___ Provided material ___
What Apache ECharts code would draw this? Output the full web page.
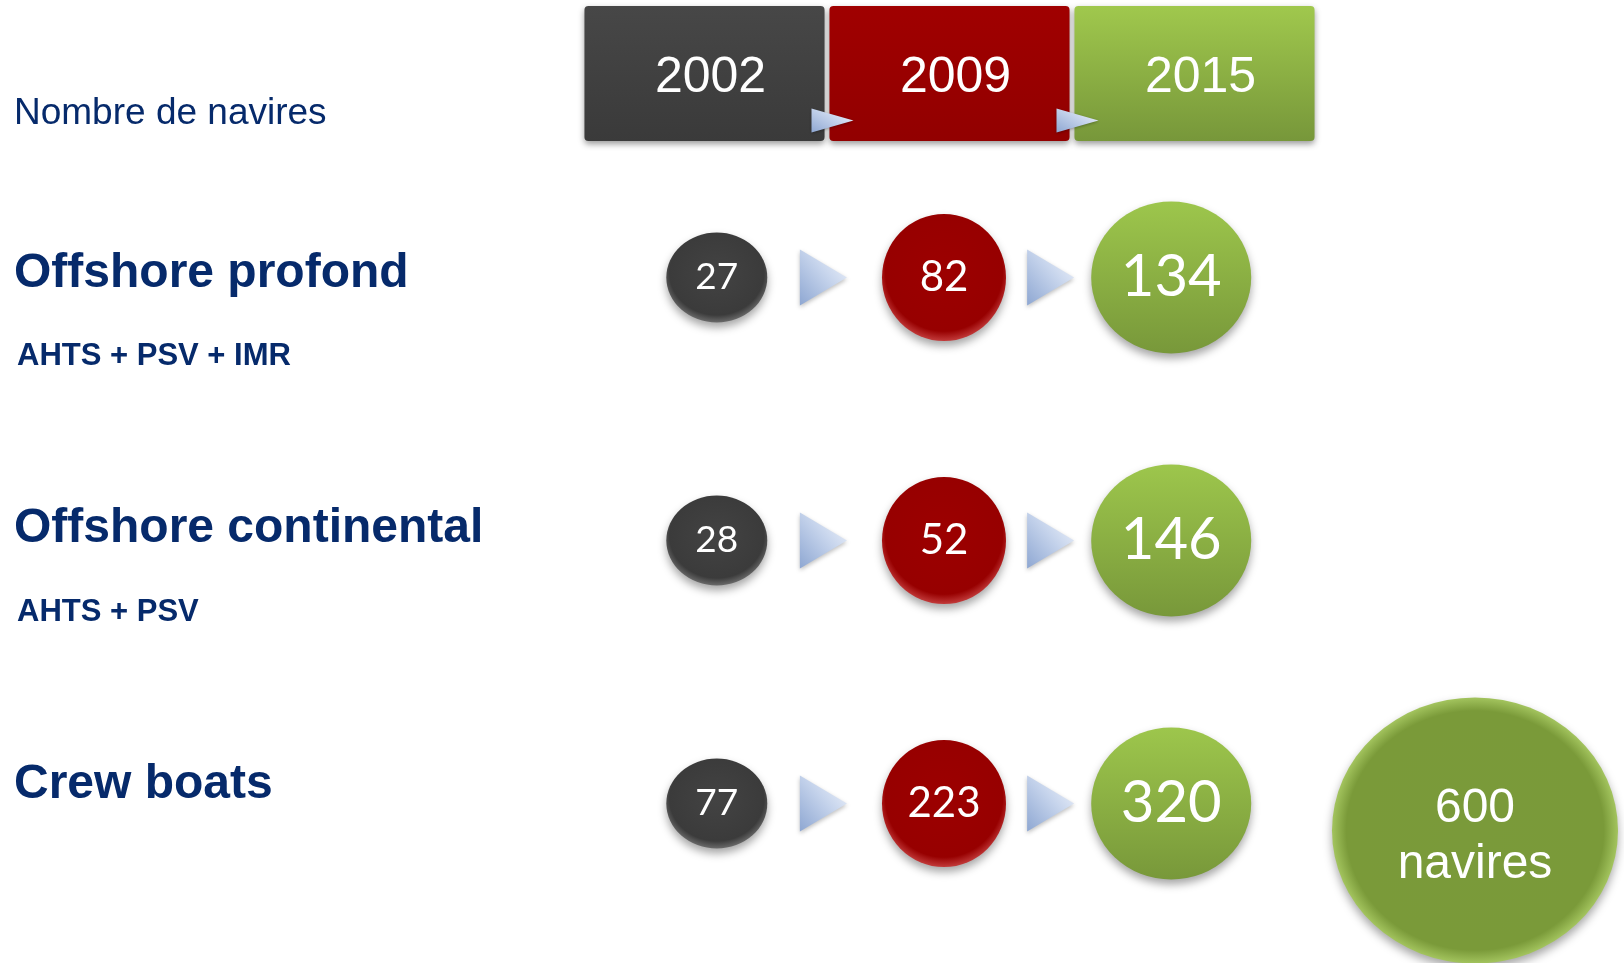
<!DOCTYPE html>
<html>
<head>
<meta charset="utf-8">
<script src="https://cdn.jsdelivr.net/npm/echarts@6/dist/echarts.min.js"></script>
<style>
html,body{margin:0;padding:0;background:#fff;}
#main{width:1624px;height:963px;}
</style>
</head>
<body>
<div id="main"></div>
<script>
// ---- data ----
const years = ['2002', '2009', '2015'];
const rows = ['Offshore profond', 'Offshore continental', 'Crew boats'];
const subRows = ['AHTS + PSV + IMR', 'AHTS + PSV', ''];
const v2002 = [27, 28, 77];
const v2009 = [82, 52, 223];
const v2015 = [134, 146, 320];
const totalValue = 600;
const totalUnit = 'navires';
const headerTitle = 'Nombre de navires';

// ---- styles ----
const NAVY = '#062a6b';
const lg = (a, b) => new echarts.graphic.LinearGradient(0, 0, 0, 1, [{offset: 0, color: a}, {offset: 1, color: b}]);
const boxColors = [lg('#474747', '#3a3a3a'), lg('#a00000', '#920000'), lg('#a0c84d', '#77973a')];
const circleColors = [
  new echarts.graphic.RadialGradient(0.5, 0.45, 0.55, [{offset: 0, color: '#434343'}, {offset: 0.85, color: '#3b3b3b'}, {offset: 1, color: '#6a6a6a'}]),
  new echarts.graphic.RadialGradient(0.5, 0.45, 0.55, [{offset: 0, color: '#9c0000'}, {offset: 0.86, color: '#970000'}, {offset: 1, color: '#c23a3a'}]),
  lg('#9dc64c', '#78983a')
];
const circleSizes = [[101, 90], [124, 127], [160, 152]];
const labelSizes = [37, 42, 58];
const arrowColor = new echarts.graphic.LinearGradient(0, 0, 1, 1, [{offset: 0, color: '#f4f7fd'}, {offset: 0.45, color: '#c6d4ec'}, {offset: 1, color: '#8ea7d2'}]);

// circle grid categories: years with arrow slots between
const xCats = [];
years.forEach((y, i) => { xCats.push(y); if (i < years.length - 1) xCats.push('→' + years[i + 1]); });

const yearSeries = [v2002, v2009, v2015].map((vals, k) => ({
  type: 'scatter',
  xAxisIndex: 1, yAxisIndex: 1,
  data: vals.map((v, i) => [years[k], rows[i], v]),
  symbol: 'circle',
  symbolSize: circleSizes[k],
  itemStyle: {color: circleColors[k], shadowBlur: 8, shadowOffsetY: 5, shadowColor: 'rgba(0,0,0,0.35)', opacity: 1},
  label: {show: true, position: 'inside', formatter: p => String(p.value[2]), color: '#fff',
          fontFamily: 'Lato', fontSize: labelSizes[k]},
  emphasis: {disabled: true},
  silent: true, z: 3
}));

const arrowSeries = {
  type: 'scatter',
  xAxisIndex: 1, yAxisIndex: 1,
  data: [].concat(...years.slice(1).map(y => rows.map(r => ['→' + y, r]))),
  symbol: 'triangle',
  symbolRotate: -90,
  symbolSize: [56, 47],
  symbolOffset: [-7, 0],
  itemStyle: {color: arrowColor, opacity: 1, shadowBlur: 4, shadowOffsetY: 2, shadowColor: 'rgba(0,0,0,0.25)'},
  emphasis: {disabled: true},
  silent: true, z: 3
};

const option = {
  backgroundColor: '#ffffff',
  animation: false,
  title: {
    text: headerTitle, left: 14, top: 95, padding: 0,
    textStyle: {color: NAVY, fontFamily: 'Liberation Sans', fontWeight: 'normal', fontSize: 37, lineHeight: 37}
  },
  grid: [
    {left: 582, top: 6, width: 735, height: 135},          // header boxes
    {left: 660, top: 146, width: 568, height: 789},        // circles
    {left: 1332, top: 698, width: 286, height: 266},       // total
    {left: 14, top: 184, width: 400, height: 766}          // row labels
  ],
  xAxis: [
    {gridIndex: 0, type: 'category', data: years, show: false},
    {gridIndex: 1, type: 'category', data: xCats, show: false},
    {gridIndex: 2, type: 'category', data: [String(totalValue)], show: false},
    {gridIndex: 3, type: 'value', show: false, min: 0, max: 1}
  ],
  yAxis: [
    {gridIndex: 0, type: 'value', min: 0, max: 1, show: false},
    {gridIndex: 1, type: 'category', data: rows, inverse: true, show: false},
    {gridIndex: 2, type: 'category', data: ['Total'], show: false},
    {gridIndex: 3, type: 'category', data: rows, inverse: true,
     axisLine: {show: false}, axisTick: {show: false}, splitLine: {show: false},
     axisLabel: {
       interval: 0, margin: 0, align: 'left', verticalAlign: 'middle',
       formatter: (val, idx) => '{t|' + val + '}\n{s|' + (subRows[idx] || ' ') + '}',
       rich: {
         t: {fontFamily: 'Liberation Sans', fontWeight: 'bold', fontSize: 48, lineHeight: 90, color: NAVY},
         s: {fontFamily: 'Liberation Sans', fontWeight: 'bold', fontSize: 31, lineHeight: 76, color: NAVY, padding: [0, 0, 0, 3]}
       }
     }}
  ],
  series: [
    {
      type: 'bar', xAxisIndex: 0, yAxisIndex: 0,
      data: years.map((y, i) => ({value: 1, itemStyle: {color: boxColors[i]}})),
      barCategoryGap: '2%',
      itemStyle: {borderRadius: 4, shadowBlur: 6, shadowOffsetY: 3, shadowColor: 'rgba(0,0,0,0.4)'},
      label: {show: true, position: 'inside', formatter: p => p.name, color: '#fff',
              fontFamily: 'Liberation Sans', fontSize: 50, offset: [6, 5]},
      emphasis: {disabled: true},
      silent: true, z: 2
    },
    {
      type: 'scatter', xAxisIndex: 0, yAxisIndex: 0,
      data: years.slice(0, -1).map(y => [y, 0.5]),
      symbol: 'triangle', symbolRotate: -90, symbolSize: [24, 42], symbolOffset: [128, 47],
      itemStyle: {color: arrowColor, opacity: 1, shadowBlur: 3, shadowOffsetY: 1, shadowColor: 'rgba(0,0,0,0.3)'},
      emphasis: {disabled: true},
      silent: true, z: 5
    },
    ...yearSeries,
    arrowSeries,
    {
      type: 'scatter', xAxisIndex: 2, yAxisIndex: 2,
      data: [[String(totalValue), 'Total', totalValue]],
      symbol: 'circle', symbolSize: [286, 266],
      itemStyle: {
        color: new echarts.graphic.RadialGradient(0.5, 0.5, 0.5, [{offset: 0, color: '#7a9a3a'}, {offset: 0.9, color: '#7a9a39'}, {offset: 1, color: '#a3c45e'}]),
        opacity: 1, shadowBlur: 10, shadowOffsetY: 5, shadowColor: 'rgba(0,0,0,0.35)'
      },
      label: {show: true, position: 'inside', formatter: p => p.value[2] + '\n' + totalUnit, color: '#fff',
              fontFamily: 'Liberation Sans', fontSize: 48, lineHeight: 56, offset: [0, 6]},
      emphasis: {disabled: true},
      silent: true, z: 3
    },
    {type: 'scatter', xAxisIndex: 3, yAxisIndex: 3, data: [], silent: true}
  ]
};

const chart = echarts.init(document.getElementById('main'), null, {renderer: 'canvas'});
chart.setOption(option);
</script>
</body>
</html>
___
Your task ▸ Quote every line word for word and keep the images out of the copy.

Result ▸
What Apache ECharts code would draw this? Output the full web page.
<!DOCTYPE html>
<html>
<head>
<meta charset="utf-8">
<script src="https://cdn.jsdelivr.net/npm/echarts@6/dist/echarts.min.js"></script>
<style>
html,body{margin:0;padding:0;background:#fff;}
#main{width:1624px;height:963px;}
</style>
</head>
<body>
<div id="main"></div>
<script>
// ---- data ----
const years = ['2002', '2009', '2015'];
const rows = ['Offshore profond', 'Offshore continental', 'Crew boats'];
const subRows = ['AHTS + PSV + IMR', 'AHTS + PSV', ''];
const v2002 = [27, 28, 77];
const v2009 = [82, 52, 223];
const v2015 = [134, 146, 320];
const totalValue = 600;
const totalUnit = 'navires';
const headerTitle = 'Nombre de navires';

// ---- styles ----
const NAVY = '#062a6b';
const lg = (a, b) => new echarts.graphic.LinearGradient(0, 0, 0, 1, [{offset: 0, color: a}, {offset: 1, color: b}]);
const boxColors = [lg('#474747', '#3a3a3a'), lg('#a00000', '#920000'), lg('#a0c84d', '#77973a')];
const circleColors = [
  new echarts.graphic.RadialGradient(0.5, 0.45, 0.55, [{offset: 0, color: '#434343'}, {offset: 0.85, color: '#3b3b3b'}, {offset: 1, color: '#6a6a6a'}]),
  new echarts.graphic.RadialGradient(0.5, 0.45, 0.55, [{offset: 0, color: '#9c0000'}, {offset: 0.86, color: '#970000'}, {offset: 1, color: '#c23a3a'}]),
  lg('#9dc64c', '#78983a')
];
const circleSizes = [[101, 90], [124, 127], [160, 152]];
const labelSizes = [37, 42, 58];
const arrowColor = new echarts.graphic.LinearGradient(0, 0, 1, 1, [{offset: 0, color: '#f4f7fd'}, {offset: 0.45, color: '#c6d4ec'}, {offset: 1, color: '#8ea7d2'}]);

// circle grid categories: years with arrow slots between
const xCats = [];
years.forEach((y, i) => { xCats.push(y); if (i < years.length - 1) xCats.push('→' + years[i + 1]); });

const yearSeries = [v2002, v2009, v2015].map((vals, k) => ({
  type: 'scatter',
  xAxisIndex: 1, yAxisIndex: 1,
  data: vals.map((v, i) => [years[k], rows[i], v]),
  symbol: 'circle',
  symbolSize: circleSizes[k],
  itemStyle: {color: circleColors[k], shadowBlur: 8, shadowOffsetY: 5, shadowColor: 'rgba(0,0,0,0.35)', opacity: 1},
  label: {show: true, position: 'inside', formatter: p => String(p.value[2]), color: '#fff',
          fontFamily: 'Lato', fontSize: labelSizes[k]},
  emphasis: {disabled: true},
  silent: true, z: 3
}));

const arrowSeries = {
  type: 'scatter',
  xAxisIndex: 1, yAxisIndex: 1,
  data: [].concat(...years.slice(1).map(y => rows.map(r => ['→' + y, r]))),
  symbol: 'triangle',
  symbolRotate: -90,
  symbolSize: [56, 47],
  symbolOffset: [-7, 0],
  itemStyle: {color: arrowColor, opacity: 1, shadowBlur: 4, shadowOffsetY: 2, shadowColor: 'rgba(0,0,0,0.25)'},
  emphasis: {disabled: true},
  silent: true, z: 3
};

const option = {
  backgroundColor: '#ffffff',
  animation: false,
  title: {
    text: headerTitle, left: 14, top: 95, padding: 0,
    textStyle: {color: NAVY, fontFamily: 'Liberation Sans', fontWeight: 'normal', fontSize: 37, lineHeight: 37}
  },
  grid: [
    {left: 582, top: 6, width: 735, height: 135},          // header boxes
    {left: 660, top: 146, width: 568, height: 789},        // circles
    {left: 1332, top: 698, width: 286, height: 266},       // total
    {left: 14, top: 184, width: 400, height: 766}          // row labels
  ],
  xAxis: [
    {gridIndex: 0, type: 'category', data: years, show: false},
    {gridIndex: 1, type: 'category', data: xCats, show: false},
    {gridIndex: 2, type: 'category', data: [String(totalValue)], show: false},
    {gridIndex: 3, type: 'value', show: false, min: 0, max: 1}
  ],
  yAxis: [
    {gridIndex: 0, type: 'value', min: 0, max: 1, show: false},
    {gridIndex: 1, type: 'category', data: rows, inverse: true, show: false},
    {gridIndex: 2, type: 'category', data: ['Total'], show: false},
    {gridIndex: 3, type: 'category', data: rows, inverse: true,
     axisLine: {show: false}, axisTick: {show: false}, splitLine: {show: false},
     axisLabel: {
       interval: 0, margin: 0, align: 'left', verticalAlign: 'middle',
       formatter: (val, idx) => '{t|' + val + '}\n{s|' + (subRows[idx] || ' ') + '}',
       rich: {
         t: {fontFamily: 'Liberation Sans', fontWeight: 'bold', fontSize: 48, lineHeight: 90, color: NAVY},
         s: {fontFamily: 'Liberation Sans', fontWeight: 'bold', fontSize: 31, lineHeight: 76, color: NAVY, padding: [0, 0, 0, 3]}
       }
     }}
  ],
  series: [
    {
      type: 'bar', xAxisIndex: 0, yAxisIndex: 0,
      data: years.map((y, i) => ({value: 1, itemStyle: {color: boxColors[i]}})),
      barCategoryGap: '2%',
      itemStyle: {borderRadius: 4, shadowBlur: 6, shadowOffsetY: 3, shadowColor: 'rgba(0,0,0,0.4)'},
      label: {show: true, position: 'inside', formatter: p => p.name, color: '#fff',
              fontFamily: 'Liberation Sans', fontSize: 50, offset: [6, 5]},
      emphasis: {disabled: true},
      silent: true, z: 2
    },
    {
      type: 'scatter', xAxisIndex: 0, yAxisIndex: 0,
      data: years.slice(0, -1).map(y => [y, 0.5]),
      symbol: 'triangle', symbolRotate: -90, symbolSize: [24, 42], symbolOffset: [128, 47],
      itemStyle: {color: arrowColor, opacity: 1, shadowBlur: 3, shadowOffsetY: 1, shadowColor: 'rgba(0,0,0,0.3)'},
      emphasis: {disabled: true},
      silent: true, z: 5
    },
    ...yearSeries,
    arrowSeries,
    {
      type: 'scatter', xAxisIndex: 2, yAxisIndex: 2,
      data: [[String(totalValue), 'Total', totalValue]],
      symbol: 'circle', symbolSize: [286, 266],
      itemStyle: {
        color: new echarts.graphic.RadialGradient(0.5, 0.5, 0.5, [{offset: 0, color: '#7a9a3a'}, {offset: 0.9, color: '#7a9a39'}, {offset: 1, color: '#a3c45e'}]),
        opacity: 1, shadowBlur: 10, shadowOffsetY: 5, shadowColor: 'rgba(0,0,0,0.35)'
      },
      label: {show: true, position: 'inside', formatter: p => p.value[2] + '\n' + totalUnit, color: '#fff',
              fontFamily: 'Liberation Sans', fontSize: 48, lineHeight: 56, offset: [0, 6]},
      emphasis: {disabled: true},
      silent: true, z: 3
    },
    {type: 'scatter', xAxisIndex: 3, yAxisIndex: 3, data: [], silent: true}
  ]
};

const chart = echarts.init(document.getElementById('main'), null, {renderer: 'canvas'});
chart.setOption(option);
</script>
</body>
</html>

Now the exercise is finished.